Other than this, crude oil prices also received support from the API (American Petroleum Institute) data that showed a sharp decline of 12.4 million barrels in crude oil inventories for the last week, snapping a back-to-back 10 week rise in inventories. This factor too added support to prices, which gained around $2 in Tuesday’s trade alone.

API Inventories Forecast

As per the American Petroleum Institute (API) report last night, US crude oil inventories declined sharply by 12.4 million barrels to 377.80 million barrels for the week ending on 29th November 2013. Gasoline inventories dropped by 119,000 barrels to 216.18 million barrels and whereas distillate inventories shoot up by 540,000 million barrels to 114.30 million barrels for the same week.

EIA Inventories Forecast

The US Energy Department (EIA) is scheduled to release its weekly inventories report today at 9:00pm IST and US crude oil inventories is expected to rise by 0.3 million barrels for the week ending on 29th November 2013. Gasoline stocks are expected to gain by 1.5 million barrels whereas distillate inventories are expected to plunge by 1.8 million barrels for the same period.

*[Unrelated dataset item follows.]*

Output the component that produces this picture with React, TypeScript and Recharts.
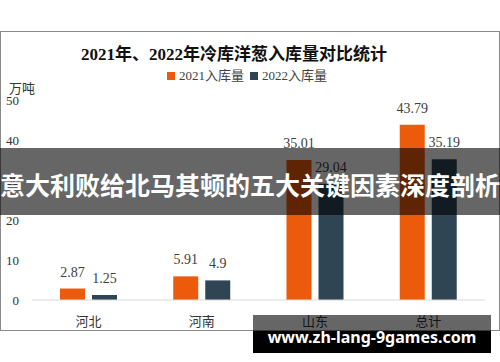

From the intra-day perspective, we expect crude oil prices to trade higher on the back of sharp decline in API crude oil inventories in yesterday’s trade. Further, estimates of Keystone new pipeline will start carrying oil to refineries from 3rd Jan’14 will support an upside in prices. However, sharp upside in prices will be capped due to forecast for rise in US crude oil inventories, weak market sentiments along with strength in the DX. In the Indian markets, Rupee depreciation will support an upside in the prices.